Source code of charts:
** BEGIN **

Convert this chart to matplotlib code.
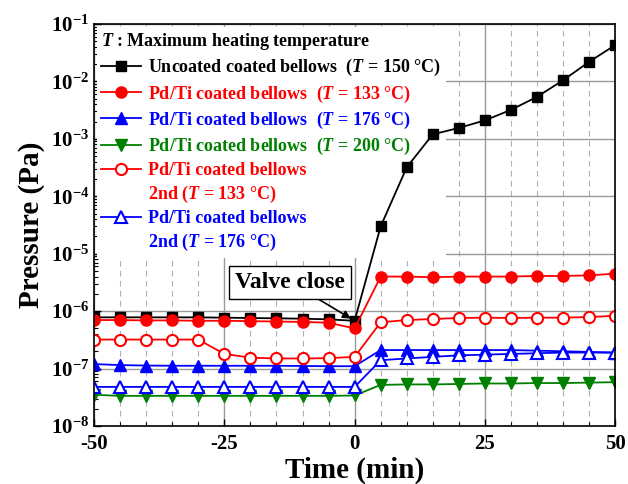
import numpy as np
import matplotlib
matplotlib.use("Agg")
import matplotlib.pyplot as plt
from matplotlib.ticker import FixedLocator, FuncFormatter, LogLocator
from matplotlib.lines import Line2D

plt.rcParams['font.family'] = 'Liberation Serif'
plt.rcParams['font.weight'] = 'bold'
plt.rcParams['axes.unicode_minus'] = False
plt.rcParams['mathtext.fontset'] = 'custom'
plt.rcParams['mathtext.rm'] = 'Liberation Serif:bold'
plt.rcParams['mathtext.bf'] = 'Liberation Serif:bold'
plt.rcParams['mathtext.it'] = 'Liberation Serif:bold:italic'

# time (min)
t = [-50, -45, -40, -35, -30, -25, -20, -15, -10, -5, 0, 5, 10, 15, 20, 25, 30, 35, 40, 45, 50]

# pressure (Pa)
uncoated_150 = [7.8e-7, 7.8e-7, 7.8e-7, 7.8e-7, 7.8e-7, 7.7e-7, 7.6e-7, 7.5e-7, 7.4e-7, 7.2e-7, 6.8e-7,
                3.0e-5, 3.2e-4, 1.2e-3, 1.55e-3, 2.1e-3, 3.2e-3, 5.4e-3, 1.05e-2, 2.2e-2, 4.3e-2]
pdti_133 = [7.0e-7, 7.0e-7, 6.9e-7, 6.9e-7, 6.8e-7, 6.8e-7, 6.7e-7, 6.6e-7, 6.5e-7, 6.3e-7, 5.0e-7,
            4.0e-6, 4.0e-6, 3.9e-6, 4.0e-6, 4.0e-6, 4.0e-6, 4.1e-6, 4.1e-6, 4.2e-6, 4.5e-6]
pdti_176 = [1.2e-7, 1.15e-7, 1.13e-7, 1.12e-7, 1.12e-7, 1.12e-7, 1.12e-7, 1.12e-7, 1.11e-7, 1.1e-7, 1.1e-7,
            2.1e-7, 2.1e-7, 2.1e-7, 2.1e-7, 2.1e-7, 2.1e-7, 2.05e-7, 2.0e-7, 1.95e-7, 1.9e-7]
pdti_200 = [3.5e-8, 3.35e-8, 3.35e-8, 3.35e-8, 3.35e-8, 3.35e-8, 3.35e-8, 3.35e-8, 3.35e-8, 3.35e-8, 3.4e-8,
            5.2e-8, 5.3e-8, 5.3e-8, 5.4e-8, 5.5e-8, 5.5e-8, 5.6e-8, 5.6e-8, 5.7e-8, 5.8e-8]
pdti_133_2nd = [3.2e-7, 3.2e-7, 3.2e-7, 3.2e-7, 3.2e-7, 1.8e-7, 1.55e-7, 1.5e-7, 1.5e-7, 1.52e-7, 1.6e-7,
                6.4e-7, 7.0e-7, 7.3e-7, 7.6e-7, 7.7e-7, 7.6e-7, 7.7e-7, 7.7e-7, 7.9e-7, 8.3e-7]
pdti_176_2nd = [4.8e-8, 4.8e-8, 4.8e-8, 4.8e-8, 4.8e-8, 4.8e-8, 4.8e-8, 4.8e-8, 4.8e-8, 4.8e-8, 4.8e-8,
                1.4e-7, 1.5e-7, 1.6e-7, 1.7e-7, 1.75e-7, 1.8e-7, 1.85e-7, 1.9e-7, 1.9e-7, 1.9e-7]

fig = plt.figure(figsize=(6.28, 4.84), dpi=100)
ax = fig.add_axes([0.1497, 0.1198, 0.8300, 0.8306])

ms = 7.5
lw = 1.3
h1, = ax.plot(t, uncoated_150, '-s', color='black', ms=ms, lw=lw, zorder=3)
h2, = ax.plot(t, pdti_133, '-o', color='red', ms=ms + 0.5, lw=lw, zorder=3)
h3, = ax.plot(t, pdti_176, '-^', color='blue', ms=ms + 1, lw=lw, zorder=3)
h4, = ax.plot(t, pdti_200, '-v', color='green', ms=ms + 1, lw=lw, zorder=3)
h5, = ax.plot(t, pdti_133_2nd, '-o', color='red', ms=ms + 0.5, lw=lw, mfc='white', mew=1.5, zorder=3)
h6, = ax.plot(t, pdti_176_2nd, '-^', color='blue', ms=ms + 1, lw=lw, mfc='white', mew=1.5, zorder=3)

ax.set_yscale('log')
ax.set_ylim(1e-8, 1e-1)
ax.set_xlim(-50, 50)
ax.xaxis.set_major_locator(FixedLocator([-50, -25, 0, 25, 50]))
ax.xaxis.set_minor_locator(FixedLocator(np.arange(-50, 51, 5)))
ax.yaxis.set_major_locator(LogLocator(base=10, numticks=10))
ax.yaxis.set_minor_locator(LogLocator(base=10, subs=np.arange(2, 10), numticks=20))
ax.yaxis.set_major_formatter(FuncFormatter(lambda v, p: r'$\mathbf{10^{%d}}$' % round(np.log10(v))))
ax.tick_params(axis='both', which='both', direction='in', labelsize=15)
ax.tick_params(axis='x', which='major', pad=6)
ax.tick_params(axis='both', which='major', length=5, width=1)
ax.tick_params(axis='both', which='minor', length=3, width=0.8)
ax.tick_params(axis='y', which='minor', labelleft=False)

ax.grid(True, which='major', color='#999999', lw=1.0, ls='-')
ax.grid(True, which='minor', axis='x', color='#b0b0b0', lw=0.8, ls=(0, (5, 4)))
ax.set_axisbelow(True)
for s in ax.spines.values():
    s.set_linewidth(1.2)
    s.set_zorder(4)

ax.set_xlabel('Time (min)', fontsize=21, fontweight='bold', labelpad=2)
ax.set_ylabel('Pressure (Pa)', fontsize=21, fontweight='bold', labelpad=4)

blank = Line2D([], [], color='none')
handles = [h1, h2, h3, h4, h5, blank, h6, blank]
labels = [r'Uncoated coated bellows  ($T$ = 150 °C)',
          r'Pd/Ti coated bellows  ($T$ = 133 °C)',
          r'Pd/Ti coated bellows  ($T$ = 176 °C)',
          r'Pd/Ti coated bellows  ($T$ = 200 °C)',
          'Pd/Ti coated bellows',
          r'2nd ($T$ = 133 °C)',
          'Pd/Ti coated bellows',
          r'2nd ($T$ = 176 °C)']
colors = ['black', 'red', 'blue', 'green', 'red', 'red', 'blue', 'blue']
leg = ax.legend(handles, labels, loc='upper left', bbox_to_anchor=(0.0, 1.0),
                frameon=True, framealpha=1, edgecolor='none', fancybox=False,
                prop={'size': 13, 'weight': 'bold'}, handlelength=2.2, handletextpad=0.4,
                labelspacing=0.28, borderpad=0.25, borderaxespad=0.15,
                title=r'$T$ : Maximum heating temperature',
                title_fontproperties={'size': 13, 'weight': 'bold'}, alignment='left')
leg.set_zorder(2)
for txt, c in zip(leg.get_texts(), colors):
    txt.set_color(c)

ax.annotate('Valve close', xy=(0, 6.8e-7), xytext=(-12.4, 3.2e-6),
            fontsize=17, fontweight='bold', ha='center', va='center', zorder=5,
            bbox=dict(boxstyle='square,pad=0.25', fc='white', ec='black', lw=1),
            arrowprops=dict(arrowstyle='-|>', color='black', lw=1.2,
                            shrinkA=0, shrinkB=3, mutation_scale=12))

fig.savefig('out.png', dpi=100)
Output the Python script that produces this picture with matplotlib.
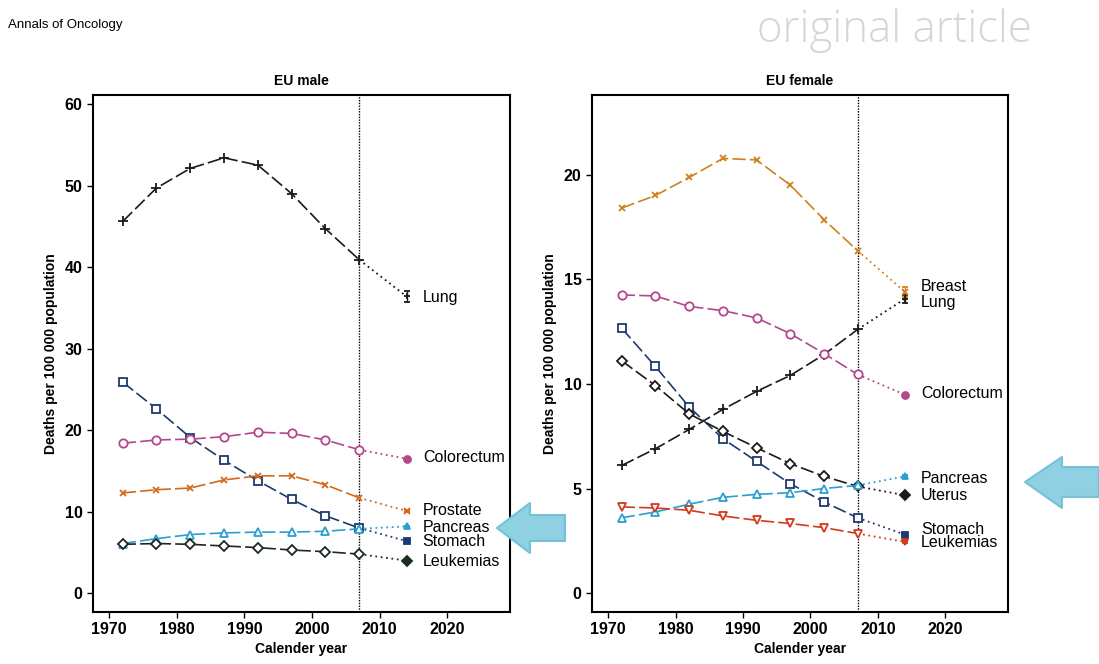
import numpy as np
import matplotlib.pyplot as plt
from matplotlib.patches import Polygon

plt.rcParams['font.family'] = ['Liberation Sans', 'DejaVu Sans']

# observed years and the predicted year
anos = [1972, 1977, 1982, 1987, 1992, 1997, 2002, 2007]
ano_pred = 2014

# EU male, deaths per 100 000
m_pulmao = [45.6, 49.7, 52.1, 53.4, 52.5, 49.0, 44.7, 40.9]
m_estomago = [25.9, 22.6, 19.1, 16.3, 13.8, 11.5, 9.5, 8.0]
m_colorretal = [18.4, 18.8, 18.9, 19.2, 19.75, 19.6, 18.8, 17.6]
m_prostata = [12.3, 12.7, 12.9, 13.9, 14.4, 14.4, 13.3, 11.7]
m_pancreas = [6.1, 6.7, 7.2, 7.4, 7.5, 7.5, 7.6, 7.9]
m_leucemias = [6.0, 6.1, 6.0, 5.8, 5.6, 5.3, 5.1, 4.8]
m_pred = [36.4, 6.4, 16.5, 10.1, 8.2, 4.0]
m_erro = [0.7, 0.1, 0.1, 0.1, 0.1, 0.1]
m_nomes = ['Lung', 'Stomach', 'Colorectum', 'Prostate', 'Pancreas', 'Leukemias']

# EU female, deaths per 100 000
f_mama = [18.4, 19.0, 19.86, 20.77, 20.7, 19.5, 17.85, 16.36]
f_pulmao = [6.1, 6.9, 7.82, 8.78, 9.64, 10.4, 11.4, 12.6]
f_colorretal = [14.25, 14.2, 13.7, 13.5, 13.15, 12.4, 11.45, 10.45]
f_estomago = [12.66, 10.83, 8.9, 7.38, 6.3, 5.23, 4.36, 3.6]
f_utero = [11.1, 9.92, 8.57, 7.73, 6.95, 6.19, 5.58, 5.1]
f_pancreas = [3.6, 3.88, 4.25, 4.58, 4.72, 4.8, 5.0, 5.15]
f_leucemias = [4.12, 4.07, 3.96, 3.69, 3.48, 3.33, 3.13, 2.85]
f_pred = [14.4, 14.06, 9.48, 2.8, 4.68, 5.58, 2.45]
f_erro = [0.25, 0.2, 0.05, 0.05, 0.05, 0.05, 0.05]
f_nomes = ['Breast', 'Lung', 'Colorectum', 'Stomach', 'Uterus', 'Pancreas', 'Leukemias']

# estilo de cada série
m_cores = ['#1a1a1a', '#1d3a6e', '#b3478c', '#d2691e', '#2a9fd0', '#1b2b1f']
m_marcas = ['+', 's', 'o', 'x', '^', 'D']
m_label_y = [36.3, 6.4, 16.7, 10.1, 8.1, 3.9]
f_cores = ['#d2801e', '#1a1a1a', '#b3478c', '#1d3a6e', '#1a1a1a', '#2a9fd0', '#d23a1e']
f_marcas = ['x', '+', 'o', 's', 'D', '^', 'v']
f_label_y = [14.65, 13.9, 9.53, 3.05, 4.68, 5.47, 2.4]

tamanho = {'+': 7, 'x': 5, 'D': 5.5, 's': 6, 'o': 6, '^': 6, 'v': 6}


def desenha(ax, obs, pred, erro, cor, marca, nome, ly):
    ax.plot(anos, obs, color=cor, lw=1.2, dashes=(8, 2.5), marker=marca,
            ms=tamanho[marca], mfc='white', mec=cor, mew=1.3, zorder=3)
    ax.plot([anos[-1], ano_pred], [obs[-1], pred], color=cor, lw=1.3,
            ls=(0, (1, 2)), zorder=2)
    ax.errorbar(ano_pred, pred, yerr=erro, fmt=marca, color=cor,
                ms=min(tamanho[marca], 5), mew=1.3, capsize=2.5,
                elinewidth=1, zorder=4)
    ax.text(2016.4, ly, nome, fontsize=11.5, va='center')


def eixo(ax, titulo, ylim, yticks):
    ax.axvline(2007, color='black', lw=1, ls=(0, (1, 1)), zorder=1)
    ax.set_xlim(1967.6, 2029.3)
    ax.set_ylim(*ylim)
    ax.set_xticks([1970, 1980, 1990, 2000, 2010, 2020])
    ax.set_yticks(yticks)
    ax.tick_params(labelsize=11.5, length=4, width=1)
    for t in ax.get_xticklabels() + ax.get_yticklabels():
        t.set_fontweight('bold')
    for s in ax.spines.values():
        s.set_linewidth(1.5)
    ax.set_title(titulo, fontsize=10, fontweight='bold', pad=7)
    ax.set_xlabel('Calender year', fontsize=10, fontweight='bold', labelpad=3)
    ax.set_ylabel('Deaths per 100 000 population', fontsize=10,
                  fontweight='bold', labelpad=5)


fig = plt.figure(figsize=(10.99, 6.64), dpi=100)
ax1 = fig.add_axes([0.0846, 0.0783, 0.3794, 0.7786])
ax2 = fig.add_axes([0.5387, 0.0783, 0.3785, 0.7786])

m_series = [m_pulmao, m_estomago, m_colorretal, m_prostata, m_pancreas, m_leucemias]
for i in range(len(m_series)):
    desenha(ax1, m_series[i], m_pred[i], m_erro[i], m_cores[i], m_marcas[i],
            m_nomes[i], m_label_y[i])

f_series = [f_mama, f_pulmao, f_colorretal, f_estomago, f_utero, f_pancreas, f_leucemias]
for i in range(len(f_series)):
    desenha(ax2, f_series[i], f_pred[i], f_erro[i], f_cores[i], f_marcas[i],
            f_nomes[i], f_label_y[i])

eixo(ax1, 'EU male', (-2.3, 61.1), [0, 10, 20, 30, 40, 50, 60])
eixo(ax2, 'EU female', (-0.9, 23.8), [0, 5, 10, 15, 20])

# cabeçalho da página
fig.text(0.007, 0.962, 'Annals of Oncology', fontsize=9.5, va='center')
fig.text(0.689, 0.954, 'original article', fontsize=31.5,
         family=['Open Sans', 'Liberation Sans'], color='#d6d6d6',
         fontweight='light', va='center')


# setas azuis (coordenadas em pixels da figura)
def seta(pts):
    xy = [(x / 1099, 1 - y / 664) for x, y in pts]
    fig.patches.append(Polygon(xy, closed=True, transform=fig.transFigure,
                               facecolor='#8fd0e2', edgecolor='#74c2d8',
                               lw=1.5, joinstyle='round', zorder=10))


seta([(497, 528), (530, 503), (530, 515), (565, 515), (565, 541), (530, 541), (530, 553)])
seta([(1025, 482), (1062, 457), (1062, 467), (1099, 467), (1099, 497), (1062, 497), (1062, 508)])

fig.savefig('out.png', dpi=100)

** END **

**Problem description**:
Look above and copy only the lines from the one holding "Output the Python" to the one holding "ano_pred = 2014", both included, exactly, minus the pictures.

**Full output**:
Output the Python script that produces this picture with matplotlib.
import numpy as np
import matplotlib.pyplot as plt
from matplotlib.patches import Polygon

plt.rcParams['font.family'] = ['Liberation Sans', 'DejaVu Sans']

# observed years and the predicted year
anos = [1972, 1977, 1982, 1987, 1992, 1997, 2002, 2007]
ano_pred = 2014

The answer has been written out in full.